__Materials provided__.
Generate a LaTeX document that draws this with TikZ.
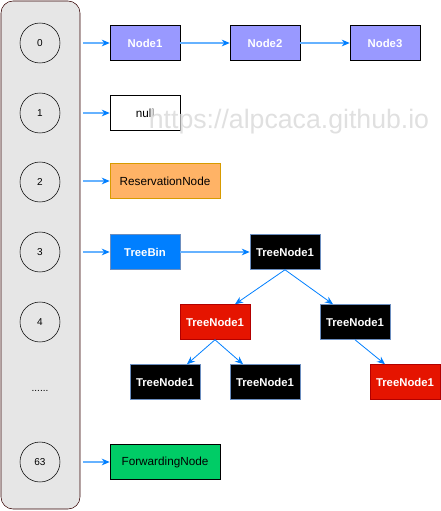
\documentclass[tikz,border=0pt]{standalone}
\usepackage{fontspec}
\setmainfont{Liberation Sans}
\usepackage{xcolor}
\usepackage{tikz}
\usetikzlibrary{arrows.meta,calc}

\definecolor{arrblue}{RGB}{0,127,255}
\definecolor{lineblue}{RGB}{102,178,255}
\definecolor{nodepurple}{RGB}{153,153,255}
\definecolor{resorange}{RGB}{255,179,102}
\definecolor{resborder}{RGB}{215,155,0}
\definecolor{treeborder}{RGB}{108,142,191}
\definecolor{redfill}{RGB}{229,20,0}
\definecolor{redborder}{RGB}{178,0,0}
\definecolor{fwdgreen}{RGB}{0,204,102}
\definecolor{tablegray}{RGB}{230,230,230}
\definecolor{tableborder}{RGB}{51,0,0}

\tikzset{
  slot/.style={draw, circle, minimum size=30pt, inner sep=0pt, font=\fontsize{7.5}{9}\selectfont},
  box/.style={draw, minimum width=52.5pt, minimum height=26.25pt, inner sep=0pt, font=\fontsize{8.8}{10}\selectfont},
  wbox/.style={box, minimum width=82.5pt},
  boldtext/.style={text=white, font=\fontsize{8.5}{10}\selectfont\bfseries},
  listnode/.style={box, fill=nodepurple, boldtext},
  blacknode/.style={box, fill=black, draw=treeborder, boldtext},
  rednode/.style={box, fill=redfill, draw=redborder, boldtext},
  link/.style={draw=lineblue, line width=0.9pt, -{Stealth[length=6pt,width=5pt,color=arrblue]}},
  treelink/.style={draw=arrblue, line width=0.6pt, -{Stealth[length=6pt,width=5pt]}},
}

\begin{document}
\begin{tikzpicture}[x=0.75pt,y=-0.75pt]
\useasboundingbox (0,0) rectangle (441,511);
% table
\draw[fill=tablegray, draw=tableborder, rounded corners=9pt] (1,1) rectangle (80,509);
\foreach \i/\yy in {0/43,1/113,2/182,3/252,4/322,63/462}
  \node[slot] (s\i) at (40,\yy) {\i};
\node[font=\fontsize{7.5}{9}\selectfont] (dots) at (40,391) {......};
% bins
\node[listnode] (n1) at (145,43) {Node1};
\node[listnode] (n2) at (265,43) {Node2};
\node[listnode] (n3) at (385,43) {Node3};
\node[box, fill=white] (nul) at (145,113) {null};
\node[wbox, fill=resorange, draw=resborder] (res) at (165,181) {ReservationNode};
\node[box, fill=arrblue, draw=treeborder, boldtext] (bin) at (145,252) {TreeBin};
\node[blacknode] (t1) at (285,252) {TreeNode1};
\node[rednode] (t2) at (215,322) {TreeNode1};
\node[blacknode] (t3) at (355,322) {TreeNode1};
\node[blacknode] (t4) at (165,382) {TreeNode1};
\node[blacknode] (t5) at (265,382) {TreeNode1};
\node[rednode] (t6) at (405,382) {TreeNode1};
\node[wbox, fill=fwdgreen] (fwd) at (165,462) {ForwardingNode};
% watermark
\node[text=black!12, font=\fontsize{20}{22}\selectfont] (wm) at (289,122) {https://alpcaca.github.io};
% links
\draw[link] (83,43) -- (n1);
\draw[link] (n1) -- (n2);
\draw[link] (n2) -- (n3);
\draw[link] (83,113) -- (nul);
\draw[link] (83,181) -- (res);
\draw[link] (83,252) -- (bin);
\draw[link] (bin) -- (t1);
\draw[link] (83,462) -- (fwd);
\draw[treelink] (t1.south) -- ($(t2.north)+(20,0)$);
\draw[treelink] (t1.south) -- ($(t3.north)+(-22,0)$);
\draw[treelink] (t2.south) -- ($(t4.north)+(22,0)$);
\draw[treelink] (t2.south) -- ($(t5.north)+(-22,0)$);
\draw[treelink] (t3.south) -- ($(t6.north)+(-20,0)$);
\end{tikzpicture}
\end{document}
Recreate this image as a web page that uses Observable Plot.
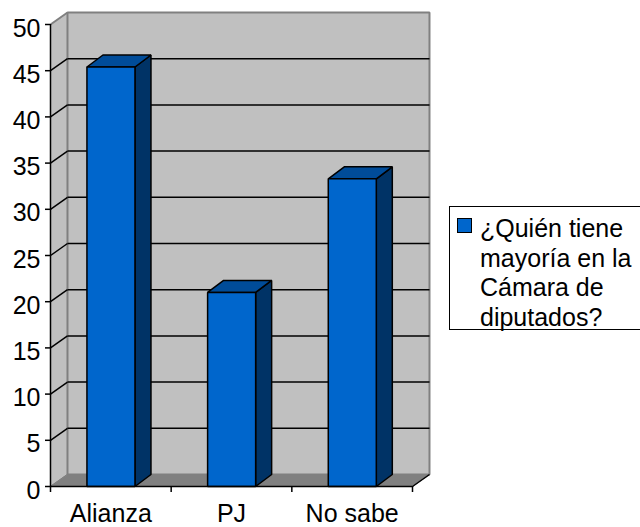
<!DOCTYPE html>
<html><head><meta charset="utf-8">
<script src="https://cdn.jsdelivr.net/npm/d3@7"></script>
<script src="https://cdn.jsdelivr.net/npm/@observablehq/plot@0.6"></script>
<style>
html,body{margin:0;padding:0;background:#fff}
#wrap{position:relative;width:640px;height:527px;overflow:hidden}
#wrap svg{position:absolute;left:0;top:0}
#legend{position:absolute;left:449px;top:206px;width:200px;height:124px;box-sizing:border-box;border:1.5px solid #000;background:#fff;font:25px/29.6px "Liberation Sans",Arial,sans-serif;color:#000;padding:7px 0 0 30px}
#legend i{position:absolute;left:7px;top:11px;width:13px;height:13px;background:#0066cc;border:1.5px solid #000;box-sizing:content-box}
</style></head><body><div id="wrap"><div id="legend"><i></i><span id="legendText"></span></div></div>
<script>
const categories = ["Alianza","PJ","No sabe"];
const values = [45.4, 21, 33.3];
const yTicks = [0,5,10,15,20,25,30,35,40,45,50];
const legendLines = ["¿Quién tiene","mayoría en la","Cámara de","diputados?"];

const depthX = 0.1408, depthY = 1.3;    // 3D depth, in data units
const barDepthX = 0.1326;
const barFrom = 0.302, barTo = 0.700;   // bar extent within a category band
const n = categories.length;

const poly = (id, pts) => pts.map(([x,y]) => ({id, x, y}));
const wall  = poly("wall", [[0,0],[depthX,depthY],[depthX,50+depthY],[0,50]]);
const back  = poly("back", [[depthX,depthY],[n+depthX,depthY],[n+depthX,50+depthY],[depthX,50+depthY]]);
const floor = poly("floor", [[0,0],[n,0],[n+depthX,depthY],[depthX,depthY]]);

const fronts=[], sides=[], tops=[];
values.forEach((v,i)=>{
  const a=i+barFrom, b=i+barTo;
  fronts.push(...poly(i,[[a,0],[b,0],[b,v],[a,v]]));
  sides.push(...poly(i,[[b,0],[b+barDepthX,depthY],[b+barDepthX,v+depthY],[b,v]]));
  tops.push(...poly(i,[[a,v],[b,v],[b+barDepthX,v+depthY],[a+barDepthX,v+depthY]]));
});
const closed = (data, fill, stroke, sw) => Plot.line(data,{x:"x",y:"y",z:"id",curve:"linear-closed",fill,stroke,strokeWidth:sw,strokeLinejoin:"miter"});

const gridBack = yTicks.filter(t=>t>0 && t<50);

const plot = Plot.plot({
  width:640,height:527,
  marginLeft:50,marginRight:228,marginTop:24,marginBottom:41,
  style:{background:"transparent",fontFamily:"'Liberation Sans',Arial,sans-serif",overflow:"visible"},
  x:{type:"linear",domain:[0,n],axis:null},
  y:{type:"linear",domain:[0,50],axis:null},
  marks:[
    closed(wall,"#c0c0c0","none",0),
    closed(back,"#c0c0c0","#808080",2),
    closed(floor,"#808080","#808080",1),
    Plot.link(gridBack,{x1:0,y1:d=>d,x2:depthX,y2:d=>d+depthY,stroke:"#000",strokeWidth:1.5}),
    Plot.link(gridBack,{x1:depthX,y1:d=>d+depthY,x2:n+depthX,y2:d=>d+depthY,stroke:"#000",strokeWidth:1.5}),
    Plot.link([50],{x1:0,y1:d=>d,x2:depthX,y2:d=>d+depthY,stroke:"#808080",strokeWidth:2}),
    Plot.link([0],{x1:0,y1:d=>d,x2:depthX,y2:d=>d+depthY,stroke:"#808080",strokeWidth:1}),
    closed(sides,"#003366","#000",1.5),
    closed(tops,"#004c99","#000",1.5),
    closed(fronts,"#0066cc","#000",1.5),
    Plot.link([n],{x1:d=>d,y1:0,x2:d=>d+depthX,y2:depthY,stroke:"#000",strokeWidth:1.5}),
    Plot.ruleX([0],{y1:0,y2:50,stroke:"#000",strokeWidth:1.5}),
    Plot.ruleY([0],{x1:0,x2:n,stroke:"#000",strokeWidth:1.5}),
    Plot.axisY({ticks:yTicks,tickSize:5,tickFormat:()=>"",label:null,stroke:"#000",strokeWidth:1.5,anchor:"left",marginLeft:50}),
    Plot.text(yTicks,{x:0,y:d=>d,text:d=>String(d),dx:-10,dy:4,textAnchor:"end",fontSize:25,fill:"#000"}),
    Plot.axisX({ticks:d3.range(n+1),tickSize:6,tickFormat:()=>"",label:null,stroke:"#000",strokeWidth:1.5,anchor:"bottom"}),
    Plot.text(categories,{x:(d,i)=>i+0.5,y:0,text:d=>d,dy:27.5,fontSize:25,fill:"#000"})
  ]
});
document.getElementById("wrap").prepend(plot);
document.getElementById("legendText").innerHTML = legendLines.join("<br>");
</script></body></html>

__Problem statement__. What is the number of lines containing "this"? Give that number only.

__Final answer__. 2